News / Ottawa

Teach teen drivers to respect the road: Ottawa cop

Young drivers suffer the largest number of injuries on Canadian roads, but tackling bad habits head on could save their lives.

Teens suffer the most injuries on Canadian roads, and speeding, distraction and drinking often play a role.

Metro file

Teens suffer the most injuries on Canadian roads, and speeding, distraction and drinking often play a role.

Every interaction with a teen driver is a teachable moment, says Ottawa police traffic Sgt. Eddy Yeoumans.

Just last week, he stopped a truck-full of high schoolers because they weren’t wearing seat belts.

But instead of a ticket, he offered some perspective.

“I said to the driver, ‘How would you feel if … you killed or injured one of these people?’” said Yeoumans. “The five minutes interaction I had with them was much better than giving them a ticket.”

This week is National Teen Driver Safety Week. According to Transport Canada, young drivers aged 15 to 24 suffer the most injuries of any other age group – and the injuries tend to be worse.

In 2014, the group suffered 2,100 serious injuries on the road, and 340 people were killed.

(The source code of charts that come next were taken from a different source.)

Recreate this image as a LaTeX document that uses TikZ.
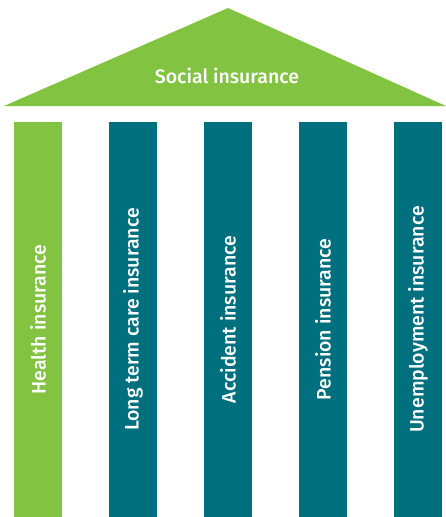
\documentclass[tikz,border=0pt]{standalone}
\usepackage{fontspec}
\setmainfont{Fira Sans}[UprightFont={* Medium}]
\definecolor{roofgreen}{RGB}{130,195,65}
\definecolor{pillarteal}{RGB}{0,111,126}
\tikzset{
  pillar/.style={rotate=90, minimum width=395pt, minimum height=48pt, inner sep=0pt,
    text=white, font={\fontsize{19.5}{22}\selectfont}}
}
\begin{document}
\begin{tikzpicture}[x=1pt, y=-1pt]
    \useasboundingbox (0,0) rectangle (446,517);
    % roof
    \fill[roofgreen] (4,106) -- (228,8) -- (446,106) -- cycle;
    \node[text=white, font={\fontsize{19.5}{22}\selectfont}] (roof) at (227,76) {Social insurance};
    % pillars
    \foreach \a/\c [count=\n] in {Health insurance/roofgreen,Long term care insurance/pillarteal,Accident insurance/pillarteal,Pension insurance/pillarteal,Unemployment insurance/pillarteal} {
      \node[pillar, fill=\c] (p\n) at (38+95*\n-95, 319.5) {\a};
    }
\end{tikzpicture}
\end{document}
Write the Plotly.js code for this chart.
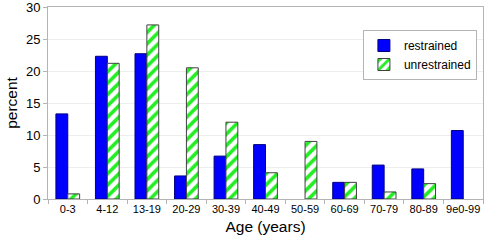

Yeoumans said speeding, drinking, distracted driving and not wearing a seatbelt are all too common in those cases.

“They feel they need to show off,” Yeoumans said.

While street racing isn’t much of an issue in Ottawa, “I find teens will put their foot down when no one is around,” he said.

And texting and driving persists. Teens today have grown up with smart phones and expect to have them on at all times, Yeoumans said.

He encouraged parents, teachers and fellow passengers to reinforce safe driving habits.

“We’ve got to try to get them early,” Yeoumans said. “Every interaction you have with a young driver, you have an opportunity for education.”